Zunächst mußte die Sanlinie erreicht werden; erneuten
hartnäckigen Widerstand an dieser Flußlinie konnte aber die
Heeresleitung nicht in Aussicht nehmen. Er hätte nur unnütz
Kräfte verzehrt und das notwendige Atemholen verhindert. Auch war es
nicht möglich, bis dorthin die zu gemeinsamem Handeln erbetene deutsche
Unterstützung heranzuführen.
Der schwere Entschluß war unerläßlich: Ost- und
Mittelgalizien mußten geräumt, Przemysl mußte sich selbst
überlassen werden.
Am 11. September mittags ergingen die Befehle für das Abbrechen der
Schlacht: Loslösen der Truppen der 4., 3. und 2. Armee vom Feinde in der
Nacht zum 12. September. Dann Abmarsch hinter den San, wobei zunächst
die 4. Armee ihrer schwierigen Lage entzogen werden mußte,
während die 3. und die 2. Armee in der Staffel folgten.

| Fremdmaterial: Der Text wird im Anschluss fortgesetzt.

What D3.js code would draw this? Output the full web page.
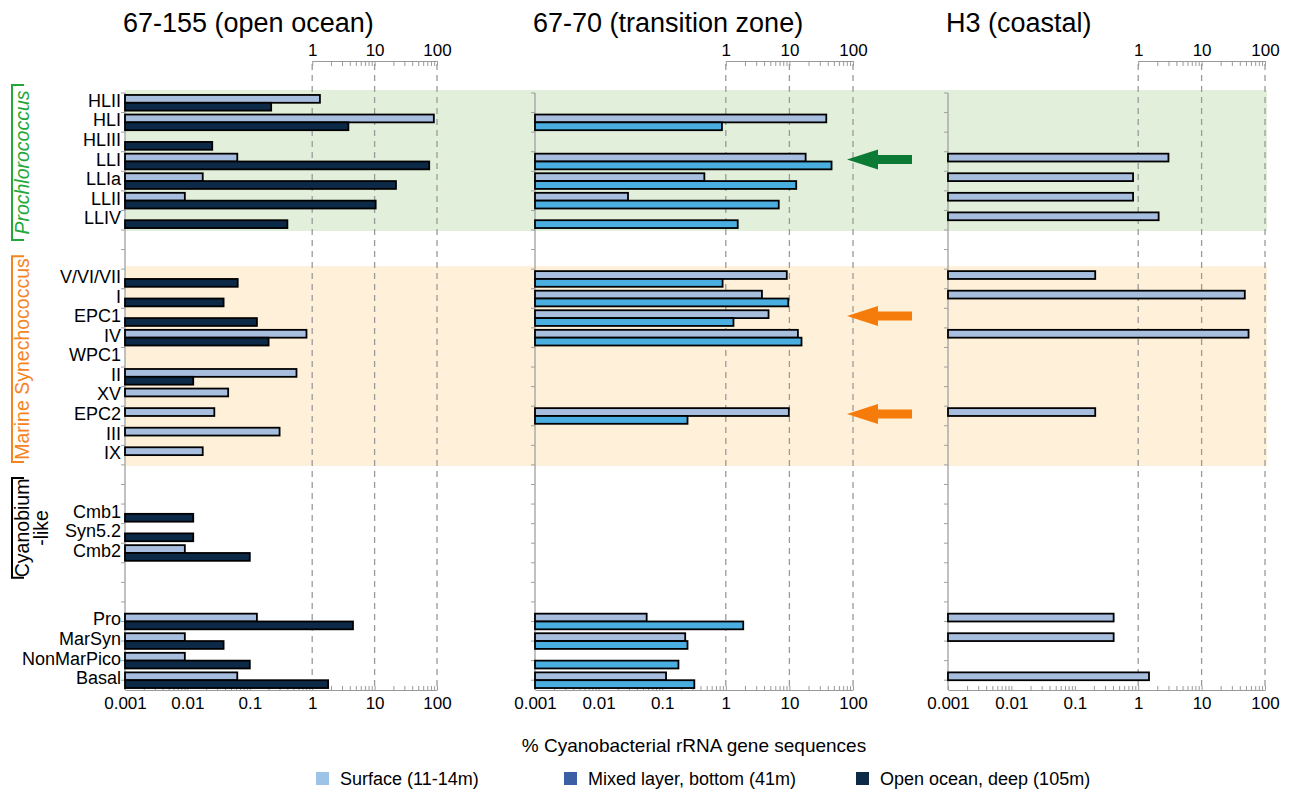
<!DOCTYPE html>
<html>
<head>
<meta charset="utf-8">
<script src="https://cdn.jsdelivr.net/npm/d3@7"></script>
<style>
body { margin: 0; background: #fff; overflow: hidden; }
text { font-family: "Liberation Sans", Arial, sans-serif; fill: #000; }
</style>
</head>
<body>
<script>
// clade groups, top to bottom
const proGroup = ["HLII", "HLI", "HLIII", "LLI", "LLIa", "LLII", "LLIV"];
const synGroup = ["V/VI/VII", "I", "EPC1", "IV", "WPC1", "II", "XV", "EPC2", "III", "IX"];
const cyanoGroup = ["Cmb1", "Syn5.2", "Cmb2"];
const summaryGroup = ["Pro", "MarSyn", "NonMarPico", "Basal"];
const categories = [...proGroup, ...synGroup, ...cyanoGroup, ...summaryGroup];

const panelTitles = ["67-155 (open ocean)", "67-70 (transition zone)", "H3 (coastal)"];
const seriesNames = ["Surface (11-14m)", "Mixed layer, bottom (41m)", "Open ocean, deep (105m)"];
const groupNames = ["Prochlorococcus", "Marine Synechococcus", "Cyanobium\n-like"];
const xTicks = [0.001, 0.01, 0.1, 1, 10, 100];
const topTicks = [1, 10, 100];
const arrowRows = ["LLI", "EPC1", "EPC2"];

// % of cyanobacterial sequences, aligned with categories (null = none)
const openSurface = [1.33, 89, null, 0.063, 0.0176, 0.0091, null,
  null, null, null, 0.81, null, 0.56, 0.045, 0.027, 0.30, 0.0176,
  null, null, 0.0091,
  0.13, 0.0091, 0.0091, 0.063];
const openDeep = [0.22, 3.8, 0.025, 75, 22, 10.4, 0.4,
  0.064, 0.038, 0.13, 0.2, null, 0.0124, null, null, null, null,
  0.0124, 0.0124, 0.1,
  4.5, 0.038, 0.1, 1.8];
const transSurface = [null, 38, null, 18, 0.46, 0.029, null,
  9.1, 3.7, 4.7, 13.6, null, null, null, 9.8, null, null,
  null, null, null,
  0.057, 0.23, null, 0.115];
const transMixed = [null, 0.87, null, 46, 12.8, 6.8, 1.54,
  0.89, 9.6, 1.32, 15.5, null, null, null, 0.25, null, null,
  null, null, null,
  1.88, 0.25, 0.18, 0.32];
const coastSurface = [null, null, null, 3.0, 0.83, 0.83, 2.1,
  0.21, 48, null, 55, null, null, null, 0.21, null, null,
  null, null, null,
  0.41, 0.41, null, 1.48];

const colLight = "#a7bedf", colSky = "#4aaee0", colDeep = "#0c2a47";
const legendColors = ["#9dc3e6", "#3b5ea5", "#0d2a46"];

const svg = d3.select("body").append("svg")
    .attr("width", 1295)
    .attr("height", 793);

// row slots: groups separated by empty rows (last gap is two and a half rows)
const groupList = [proGroup, synGroup, cyanoGroup, summaryGroup];
const gapsBefore = [0, 2, 2, 2.5];
const rowIndex = {};
let idx = 0;
groupList.forEach((grp, gi) => {
    idx += gapsBefore[gi];
    grp.forEach((c) => { rowIndex[c] = idx; idx += 1; });
});
const nRows = idx;
const yScale = d3.scaleLinear().domain([0, nRows]).range([93, 690]);
const bw = yScale(1) - yScale(0);
const bh = bw * 0.4;
const yTop = (c) => yScale(rowIndex[c]);
const yc = (c) => yScale(rowIndex[c] + 0.5);

const panels = [
    {x0: 125, x1: 437, series: [openSurface, openDeep], colors: [colLight, colDeep]},
    {x0: 535, x1: 853, series: [transSurface, transMixed], colors: [colLight, colSky]},
    {x0: 948, x1: 1265, series: [coastSurface], colors: [colLight]}
];
panels.forEach((p) => {
    p.x = d3.scaleLog().domain([0.001, 100]).range([p.x0, p.x1]);
});

// group background bands
const bands = [
    {rows: proGroup, fill: "#e2efda"},
    {rows: synGroup, fill: "#fef0d9"}
];
svg.selectAll("rect.band").data(bands).enter().append("rect")
    .attr("class", "band")
    .attr("x", panels[0].x0)
    .attr("width", panels[2].x1 + 2 - panels[0].x0)
    .attr("y", (d) => yTop(d.rows[0]) - 3)
    .attr("height", (d) => yTop(d.rows[d.rows.length - 1]) + bw + 1 - (yTop(d.rows[0]) - 3))
    .attr("fill", (d) => d.fill);

function minorTicks(lo, hi) {
    const out = [];
    for (let d = lo; d < hi * 0.999; d *= 10)
        for (let k = 1; k < 10; k++) out.push(d * k);
    out.push(hi);
    return out;
}

panels.forEach((p, i) => {
    const g = svg.append("g");

    // title
    g.append("text")
        .attr("x", p.x0 - 2)
        .attr("y", 32)
        .style("font-size", "27px")
        .text(panelTitles[i]);

    // dashed grid at 1, 10, 100
    g.selectAll("line.grid").data(topTicks).enter().append("line")
        .attr("x1", (d) => p.x(d)).attr("x2", (d) => p.x(d))
        .attr("y1", 64).attr("y2", 690)
        .attr("stroke", "#9a9a9a")
        .attr("stroke-width", 1.3)
        .attr("stroke-dasharray", "6,5");

    // top axis, 1..100 only
    const topScale = d3.scaleLog().domain([1, 100]).range([p.x(1), p.x(100)]);
    const topAxis = d3.axisTop(topScale)
        .tickValues(minorTicks(1, 100))
        .tickSize(-5).tickSizeOuter(0).tickPadding(5)
        .tickFormat((d) => topTicks.includes(d) ? d : "");
    const ta = g.append("g").attr("transform", "translate(0,61)").call(topAxis);
    ta.selectAll("path, line").attr("stroke", "#9a9a9a");
    ta.selectAll("text").style("font-size", "17px").style("font-family", '"Liberation Sans", Arial, sans-serif');

    // bottom axis
    const botAxis = d3.axisBottom(p.x)
        .tickValues(minorTicks(0.001, 100))
        .tickSize(-4).tickSizeOuter(0).tickPadding(7)
        .tickFormat((d) => xTicks.includes(d) ? String(d) : "");
    const ba = g.append("g").attr("transform", "translate(0,690)").call(botAxis);
    ba.selectAll("path, line").attr("stroke", "#9a9a9a");
    ba.selectAll("text").style("font-size", "17px").style("font-family", '"Liberation Sans", Arial, sans-serif');

    // category axis: line plus ticks
    g.append("line")
        .attr("x1", p.x0).attr("x2", p.x0)
        .attr("y1", yScale(0)).attr("y2", 690)
        .attr("stroke", "#a0a0a0").attr("stroke-width", 1.3);
    g.selectAll("line.ytick").data(d3.range(0, Math.floor(nRows) + 1)).enter().append("line")
        .attr("x1", p.x0 - 4).attr("x2", p.x0)
        .attr("y1", (d) => yScale(d)).attr("y2", (d) => yScale(d))
        .attr("stroke", "#a0a0a0");

    // bars
    p.series.forEach((vals, s) => {
        const data = categories.map((c, j) => ({cat: c, v: vals[j]})).filter((d) => d.v != null);
        g.selectAll("rect.s" + s).data(data).enter().append("rect")
            .attr("class", "s" + s)
            .attr("x", p.x0)
            .attr("y", (d) => s === 0 ? yc(d.cat) - bh : yc(d.cat))
            .attr("width", (d) => p.x(d.v) - p.x0)
            .attr("height", bh)
            .attr("fill", p.colors[s])
            .attr("stroke", "#000")
            .attr("stroke-width", 1.8);
    });
});

// category labels
svg.selectAll("text.cat").data(categories).enter().append("text")
    .attr("class", "cat")
    .attr("x", panels[0].x0 - 4)
    .attr("y", (d) => yc(d) - 2)
    .attr("text-anchor", "end")
    .attr("dominant-baseline", "central")
    .style("font-size", "18px")
    .text((d) => d);

// group brackets and labels
const groups = [
    {rows: proGroup, color: "#22a83a", italic: true, top: -8, bot: 10},
    {rows: synGroup, color: "#f5841f", italic: false, top: -13, bot: -3},
    {rows: cyanoGroup, color: "#000", italic: false, top: -26, bot: 15}
];
groups.forEach((gr, i) => {
    const y0 = yTop(gr.rows[0]) + gr.top;
    const y1 = yTop(gr.rows[gr.rows.length - 1]) + bw + gr.bot;
    svg.append("path")
        .attr("d", `M24,${y0}H12V${y1}H24`)
        .attr("fill", "none")
        .attr("stroke", gr.color)
        .attr("stroke-width", 2);
    const lines = groupNames[i].split("\n");
    const t = svg.append("text")
        .attr("transform", `translate(29,${(y0 + y1) / 2}) rotate(-90)`)
        .attr("text-anchor", "middle")
        .style("font-size", "19.5px")
        .style("font-style", gr.italic ? "italic" : "normal")
        .style("fill", gr.color);
    lines.forEach((l, k) => {
        t.append("tspan").attr("x", 0).attr("dy", k === 0 ? 0 : "0.95em").text(l);
    });
});

// arrows in transition panel
const arrowColors = ["#0b7a35", "#f57b0a", "#f57b0a"];
const tipX = panels[1].x(100) - 6;
svg.selectAll("path.arrow").data(arrowRows).enter().append("path")
    .attr("class", "arrow")
    .attr("d", (d) => {
        const y = yc(d) - 2;
        return `M${tipX},${y}L${tipX + 31},${y - 10}V${y - 4.5}H${tipX + 65}V${y + 4.5}H${tipX + 31}V${y + 10}Z`;
    })
    .attr("fill", (d, i) => arrowColors[i]);

// x axis title
svg.append("text")
    .attr("x", (panels[1].x0 + panels[1].x1) / 2)
    .attr("y", 752)
    .attr("text-anchor", "middle")
    .style("font-size", "19px")
    .text("% Cyanobacterial rRNA gene sequences");

// legend
const legendX = [316, 564, 856];
const lg = svg.selectAll("g.legend").data(seriesNames).enter().append("g")
    .attr("class", "legend")
    .attr("transform", (d, i) => `translate(${legendX[i]},772)`);
lg.append("rect").attr("width", 13).attr("height", 13).attr("fill", (d, i) => legendColors[i]);
lg.append("text")
    .attr("x", 24).attr("y", 7)
    .attr("dominant-baseline", "central")
    .style("font-size", "18px")
    .text((d) => d);
</script>
</body>
</html>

Der Russe drängte von Nordost an den San scharf nach; einzelne Trains der
4. Armee, die naturgemäß noch vom ersten Frontwechsel her
exponiert waren, gingen verloren. Während Nachhuten, auf
feldmäßige Brückenköpfe und auf die Festung Przemysl
gestützt, den San-Übergang des Feindes verzögerten, wurde
der Rückmarsch fortgesetzt.
Nach drei Wochen harter Kämpfe brachte dieser Rückzug über
200 km bei schlechtem Wetter, auf grundlosen Wegen noch manchen
Marschverlust mit sich, aber geschlagen fühlten die arg gelichteten Armeen
sich nicht. Hatte doch der Rückzugsbefehl viele im siegreichen Vordringen
angetroffen; war doch noch an keiner Stelle der Front eine Niederlage
eingetreten!
Am 15. September war der San überschritten. Die 3. Armee ging
beiderseits Przemysl, die 4. bei Jaroslau, die 1. weiter stromabwärts
über den Fluß zurück, die 2. Armee erreichte den Raum
Nowemiasto - Stary Sambor.
Am 18. September wurde Sieniawa, am 20. Jaroslau geräumt, tags darauf
begann die russische 3. Armee die Festung Przemysl einzuschließen.
Während die 1., 4. und 3. Armee den Abmarsch gegen den unteren Dunajez
und die Biala fortsetzten, wurde die 2. Armee in die
Karpathenübergänge westlich des Uzsokpasses bis zur Duklasenke
zurückgenommen, um einerseits den Russen den Einbruch nach Ungarn zu
verwehren, anderseits zu einem Vorstoß gegen deren Südflanke bereit
zu sein, wenn sie den drei anderen Armeen in Galizien folgten.
Die Verteidigung des Uzsokpasses und aller östlichen
Karpathenübergänge war besonderen Gruppen anvertraut, die fast
ausschließlich aus Landsturmtruppen zusammengestellt waren. Sie haben
trotz ihrer geringen Stärke, ihrer schwachen Artillerie und trotz des erst
nach und nach zu erwerbenden festen [39] Gefüges ihre
Aufgabe über alle Erwartung erfüllt. Noch wagten es die Russen
nicht, mit ihren Massen über den Karpathenkamm nach Ungarn
hineinzustoßen. Teilversuche, nach Maramaros Sziget und gegen Munkacs
vorzudringen, wurden blutig abgewiesen.